» Problem description
Copy the data exactly; pictures stay out of the copy.

» Data section
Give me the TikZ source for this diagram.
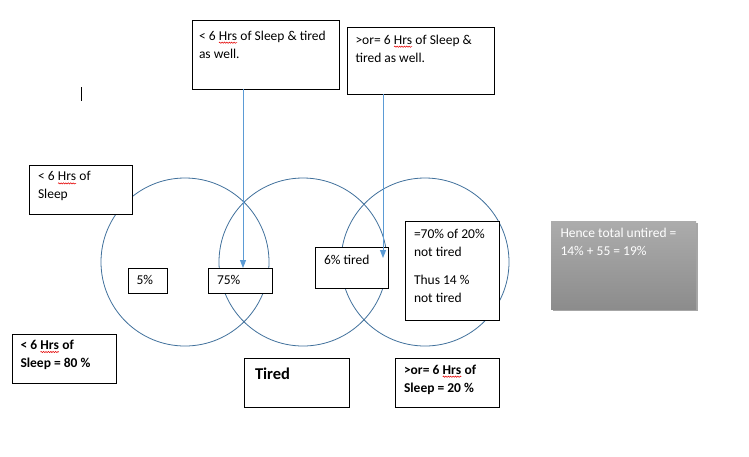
\documentclass[tikz,border=0pt]{standalone}
\usepackage{fontspec}
\setmainfont{Carlito}
\usetikzlibrary{arrows.meta,shadows,decorations.pathmorphing,calc}
\definecolor{circblue}{RGB}{65,113,156}
\definecolor{arrblue}{RGB}{91,155,213}
\definecolor{graytop}{RGB}{172,172,172}
\definecolor{graybot}{RGB}{140,140,140}
\newcommand\tstrut{\rule{0pt}{11pt}}
\newcommand\sqwig[1]{\tikz[baseline=(sqw.base)]{\node[inner sep=0pt,outer sep=0pt,draw=none,fill=none,shape=rectangle,anchor=base west] (sqw) at (0,0) {#1};\draw[red!90!black,line width=0.55pt,decorate,decoration={snake,amplitude=0.6pt,segment length=2.4pt}] ([yshift=-2.7pt]sqw.base west) -- ([yshift=-2.7pt]sqw.base east);}}
\newcommand\hrs{\sqwig{Hrs}}
\tikzset{
  circ/.style={draw=circblue, line width=0.8pt},
  box/.style={draw=black, fill=white, line width=0.9pt, inner sep=0pt, outer sep=0pt, anchor=north west, shape=rectangle},
  txt/.style={inner sep=0pt, outer sep=0pt, anchor=north west, align=left, font=\fontsize{13.5}{18}\selectfont},
  btxt/.style={txt, font=\fontsize{13.5}{18}\selectfont\bfseries},
  pointer/.style={draw=arrblue, line width=0.9pt, -{Triangle[length=8pt,width=6pt]}}
}
\begin{document}
\begin{tikzpicture}[x=1pt,y=-1pt]
\useasboundingbox (0,0) rectangle (749,456);
\fill[white] (0,0) rectangle (749,456);
% circles
\node[circ, circle, minimum size=168pt, inner sep=0pt] (cL) at (185,262) {};
\node[circ, circle, minimum size=168pt, inner sep=0pt] (cM) at (303,262) {};
\node[circ, circle, minimum size=168pt, inner sep=0pt] (cR) at (425,262) {};
% boxes
\node[box, minimum width=147pt, minimum height=69pt] (b1) at (192,20) {};
\node[box, minimum width=147pt, minimum height=67pt] (b2) at (347,27) {};
\node[box, minimum width=103pt, minimum height=49pt] (b3) at (29,165) {};
\node[box, minimum width=39pt, minimum height=25pt] (b4) at (128,268) {};
\node[box, minimum width=64pt, minimum height=25pt] (b5) at (208,268) {};
\node[box, minimum width=73pt, minimum height=41pt] (b6) at (315,247) {};
\node[box, minimum width=94pt, minimum height=99pt] (b7) at (405,221) {};
\node[box, minimum width=104pt, minimum height=49pt] (b8) at (12,334) {};
\node[box, minimum width=105pt, minimum height=49pt] (b9) at (244,358) {};
\node[box, minimum width=104pt, minimum height=49pt] (b10) at (395,358) {};
\node[box, draw=none, top color=graytop, bottom color=graybot, minimum width=145pt, minimum height=88pt,
  drop shadow={shadow xshift=1.5pt, shadow yshift=-2pt, fill=black, opacity=0.35}] (g) at (551,221) {};
% arrows
\coordinate (a1s) at (243,89);
\coordinate (a1e) at (243,268);
\coordinate (a2s) at (383,94);
\coordinate (a2e) at (383,258);
\draw[pointer] (a1s) -- (a1e);
\draw[pointer] (a2s) -- (a2e);
% cursor
\coordinate (cu1) at (81,87);
\coordinate (cu2) at (81,101);
\draw[line width=0.9pt] (cu1) -- (cu2);
% texts
\node[txt] (t1) at (199,29) {\tstrut< 6 \hrs{} of Sleep \& tired\\as well.};
\node[txt] (t2) at (355.5,33) {\tstrut>or= 6 \hrs{} of Sleep \&\\tired as well.};
\node[txt] (t3) at (38,169.7) {\tstrut< 6 \hrs{} of\\Sleep};
\node[txt] (t4) at (136.5,273) {\tstrut5\%};
\node[txt] (t5) at (217,273) {\tstrut75\%};
\node[txt] (t6) at (324,253) {\tstrut6\% tired};
\node[txt] (t7) at (414,227.3) {\tstrut=70\% of 20\%\\not tired\\[10pt]Thus 14 \%\\not tired};
\node[txt, text=white] (t8) at (560.5,226.3) {\tstrut Hence total untired =\\14\% + 55 = 19\%};
\node[btxt] (t9) at (20.5,338.3) {\tstrut< 6 \hrs{} of\\Sleep = 80 \%};
\node[txt, font=\fontsize{16.5}{20}\selectfont\bfseries] (t10) at (255,366) {\rule{0pt}{13pt}Tired};
\node[btxt] (t11) at (404,363) {\tstrut>or= 6 \hrs{} of\\Sleep = 20 \%};
\end{tikzpicture}
\end{document}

» Reply
Give me the TikZ source for this diagram.
\documentclass[tikz,border=0pt]{standalone}
\usepackage{fontspec}
\setmainfont{Carlito}
\usetikzlibrary{arrows.meta,shadows,decorations.pathmorphing,calc}
\definecolor{circblue}{RGB}{65,113,156}
\definecolor{arrblue}{RGB}{91,155,213}
\definecolor{graytop}{RGB}{172,172,172}
\definecolor{graybot}{RGB}{140,140,140}
\newcommand\tstrut{\rule{0pt}{11pt}}
\newcommand\sqwig[1]{\tikz[baseline=(sqw.base)]{\node[inner sep=0pt,outer sep=0pt,draw=none,fill=none,shape=rectangle,anchor=base west] (sqw) at (0,0) {#1};\draw[red!90!black,line width=0.55pt,decorate,decoration={snake,amplitude=0.6pt,segment length=2.4pt}] ([yshift=-2.7pt]sqw.base west) -- ([yshift=-2.7pt]sqw.base east);}}
\newcommand\hrs{\sqwig{Hrs}}
\tikzset{
  circ/.style={draw=circblue, line width=0.8pt},
  box/.style={draw=black, fill=white, line width=0.9pt, inner sep=0pt, outer sep=0pt, anchor=north west, shape=rectangle},
  txt/.style={inner sep=0pt, outer sep=0pt, anchor=north west, align=left, font=\fontsize{13.5}{18}\selectfont},
  btxt/.style={txt, font=\fontsize{13.5}{18}\selectfont\bfseries},
  pointer/.style={draw=arrblue, line width=0.9pt, -{Triangle[length=8pt,width=6pt]}}
}
\begin{document}
\begin{tikzpicture}[x=1pt,y=-1pt]
\useasboundingbox (0,0) rectangle (749,456);
\fill[white] (0,0) rectangle (749,456);
% circles
\node[circ, circle, minimum size=168pt, inner sep=0pt] (cL) at (185,262) {};
\node[circ, circle, minimum size=168pt, inner sep=0pt] (cM) at (303,262) {};
\node[circ, circle, minimum size=168pt, inner sep=0pt] (cR) at (425,262) {};
% boxes
\node[box, minimum width=147pt, minimum height=69pt] (b1) at (192,20) {};
\node[box, minimum width=147pt, minimum height=67pt] (b2) at (347,27) {};
\node[box, minimum width=103pt, minimum height=49pt] (b3) at (29,165) {};
\node[box, minimum width=39pt, minimum height=25pt] (b4) at (128,268) {};
\node[box, minimum width=64pt, minimum height=25pt] (b5) at (208,268) {};
\node[box, minimum width=73pt, minimum height=41pt] (b6) at (315,247) {};
\node[box, minimum width=94pt, minimum height=99pt] (b7) at (405,221) {};
\node[box, minimum width=104pt, minimum height=49pt] (b8) at (12,334) {};
\node[box, minimum width=105pt, minimum height=49pt] (b9) at (244,358) {};
\node[box, minimum width=104pt, minimum height=49pt] (b10) at (395,358) {};
\node[box, draw=none, top color=graytop, bottom color=graybot, minimum width=145pt, minimum height=88pt,
  drop shadow={shadow xshift=1.5pt, shadow yshift=-2pt, fill=black, opacity=0.35}] (g) at (551,221) {};
% arrows
\coordinate (a1s) at (243,89);
\coordinate (a1e) at (243,268);
\coordinate (a2s) at (383,94);
\coordinate (a2e) at (383,258);
\draw[pointer] (a1s) -- (a1e);
\draw[pointer] (a2s) -- (a2e);
% cursor
\coordinate (cu1) at (81,87);
\coordinate (cu2) at (81,101);
\draw[line width=0.9pt] (cu1) -- (cu2);
% texts
\node[txt] (t1) at (199,29) {\tstrut< 6 \hrs{} of Sleep \& tired\\as well.};
\node[txt] (t2) at (355.5,33) {\tstrut>or= 6 \hrs{} of Sleep \&\\tired as well.};
\node[txt] (t3) at (38,169.7) {\tstrut< 6 \hrs{} of\\Sleep};
\node[txt] (t4) at (136.5,273) {\tstrut5\%};
\node[txt] (t5) at (217,273) {\tstrut75\%};
\node[txt] (t6) at (324,253) {\tstrut6\% tired};
\node[txt] (t7) at (414,227.3) {\tstrut=70\% of 20\%\\not tired\\[10pt]Thus 14 \%\\not tired};
\node[txt, text=white] (t8) at (560.5,226.3) {\tstrut Hence total untired =\\14\% + 55 = 19\%};
\node[btxt] (t9) at (20.5,338.3) {\tstrut< 6 \hrs{} of\\Sleep = 80 \%};
\node[txt, font=\fontsize{16.5}{20}\selectfont\bfseries] (t10) at (255,366) {\rule{0pt}{13pt}Tired};
\node[btxt] (t11) at (404,363) {\tstrut>or= 6 \hrs{} of\\Sleep = 20 \%};
\end{tikzpicture}
\end{document}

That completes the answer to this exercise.